The Post Office Building looms in the background of this view of nearby C Street in 1912, taken by Lewis Hines (Source: Library of Congress).

The giant General Post Office building was born of a desire was to consolidate dispersed government offices into a central location, an impulse that has continued to drive government construction projects ever since. The original plan was that the city post office would occupy the basement and first floor, leaving plenty of space for other government offices above, including the Post Office Department, which had previously been at five different locations around the city. Moreover, the new building would stand as a distinguished landmark on Pennsylvania Avenue, an emblem of the nation's prosperity, with a grand clock tower reaching higher than any other building. Some commentators thought DC had been unfairly deprived for not having a central clock tower downtown for all to look up to.

The design of the building is credited to Willoughby J. Edbrooke (1843-1896), supervising architect of the Treasury from 1891 to 1893. In those days, the supervising architect was responsible for all federal government building projects. When his drawings for the Post Office building were revealed in December 1891, the Post found them impressive, noting "The general effect of the structure from the drawings is more that of a cathedral than a public building or business block." The paper also observed over-optimistically that "An eight-story building, covering the entire block allotted for the city post-office, will satisfy every possible demand for room which will be likely to arise for a good many years."

Postcard view of the building as seen from the south, c. 1905 (author's collection).

Clearly inspired by Henry Hobson Richardson's elegant and influential Allegheny County Courthouse in Pittsburgh, the Old Post Office is a great Romanesque fantasy of a building. The Maine granite blocks, rusticated over the first two floors; the heavy, round entrance arches; the steep roof; the myriad turrets, gabled dormers, and finials; and above all the soaring clock tower—one of the tallest structures in Washington—combine to dominate Pennsylvania Avenue like no other building.

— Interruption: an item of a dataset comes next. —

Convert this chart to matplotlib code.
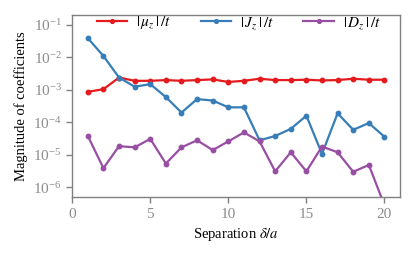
import numpy as np
import matplotlib
matplotlib.use("Agg")
import matplotlib.pyplot as plt

# ----------------------------
# Datos
# ----------------------------
sep = list(range(1, 21))
mu_z = [8.7e-4, 1.05e-3, 2.4e-3, 1.9e-3, 1.9e-3, 2.0e-3, 1.9e-3, 2.0e-3, 2.1e-3, 1.75e-3,
        1.9e-3, 2.2e-3, 2.0e-3, 2.0e-3, 2.05e-3, 1.95e-3, 2.0e-3, 2.2e-3, 2.05e-3, 2.05e-3]
J_z = [3.9e-2, 1.1e-2, 2.4e-3, 1.25e-3, 1.5e-3, 6.0e-4, 2.0e-4, 5.2e-4, 4.7e-4, 2.9e-4,
       2.9e-4, 2.8e-5, 3.8e-5, 6.3e-5, 1.6e-4, 1.07e-5, 1.9e-4, 5.9e-5, 9.5e-5, 3.6e-5]
D_z = [3.8e-5, 3.9e-6, 1.85e-5, 1.7e-5, 3.1e-5, 5.4e-6, 1.7e-5, 2.8e-5, 1.4e-5, 2.6e-5,
       4.9e-5, 2.6e-5, 3.1e-6, 1.2e-5, 3.1e-6, 1.8e-5, 1.2e-5, 3.0e-6, 4.9e-6, 2.8e-7]

labels = [r"$|\,\mu_z\,|\,/t$", r"$|\,J_z\,|\,/t$", r"$|\,D_z\,|\,/t$"]
colors = ["#e41a1c", "#377eb8", "#984ea3"]

plt.rcParams["font.family"] = ["Liberation Serif", "DejaVu Serif"]
plt.rcParams["mathtext.fontset"] = "stix"
plt.rcParams["font.size"] = 11

fig, ax = plt.subplots(figsize=(4.15, 2.56), dpi=100)
fig.subplots_adjust(left=0.174, right=0.964, top=0.941, bottom=0.23)

for y, lab, c in zip([mu_z, J_z, D_z], labels, colors):
    ax.plot(sep, y, "-o", color=c, lw=1.6, ms=3.2, label=lab)

ax.set_yscale("log")
ax.set_xlim(0, 21)
ax.set_ylim(5e-7, 2e-1)
ax.set_xticks([0, 5, 10, 15, 20])
ax.set_yticks([1e-1, 1e-2, 1e-3, 1e-4, 1e-5, 1e-6])
ax.minorticks_off()

gray = "#808080"
for s in ax.spines.values():
    s.set_color(gray)
    s.set_linewidth(1.0)
ax.tick_params(colors=gray, labelcolor="#8c8c8c", direction="out", length=4, width=1.0,
               labelsize=11)

ax.set_xlabel(r"Separation $\delta/a$", fontsize=10.5)
ax.set_ylabel("Magnitude of coefficients", fontsize=10.5)

ax.legend(loc="upper left", ncol=3, frameon=False, fontsize=11,
          handlelength=2.0, handletextpad=0.6, columnspacing=1.9,
          borderaxespad=0.0, borderpad=0.2, markerscale=0.85,
          bbox_to_anchor=(0.065, 1.02))

fig.savefig("out.png", dpi=100)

The mail sorting room in the basement (author's collection).

Construction of the Old Post Office, being a government project, was fraught with delays, obstacles, and inefficiencies. It would take seven years to complete, under the direction of five different supervising architects (and their staffs), who ordered numerous changes as construction progressed. Work began with the driving of almost 4,000 piles of Virginia pine more than 20 feet deep into the marshy soil (being constantly waterlogged, they would last indefinitely). Several thick layers of concrete were laid over the piles as a platform for the building. Multiple independent contracts were awarded for various aspects of the construction, and many complaints were aired about shoddy workmanship—leaky window-frames, poor plastering, etc. The supposedly-fireproof building suffered $3,000 in damages in July 1899 when a fire broke out among a painter's turpentine-soaked rags, ruining a whole room.

Later that year, the post office department finally began moving into the building. On one fateful day in October, the building's freight elevators were being used to bring new furniture into the building, and the iron doors had been removed on several floors to facilitate the transfer. Ex-city-postmaster James P. Willett (1814-1899) had an appointment in the building that day and, for reasons unknown, managed to fall through the freight elevator opening on the fifth floor, plummeting to his death. It was not an auspicious way to inaugurate the post office department's new space.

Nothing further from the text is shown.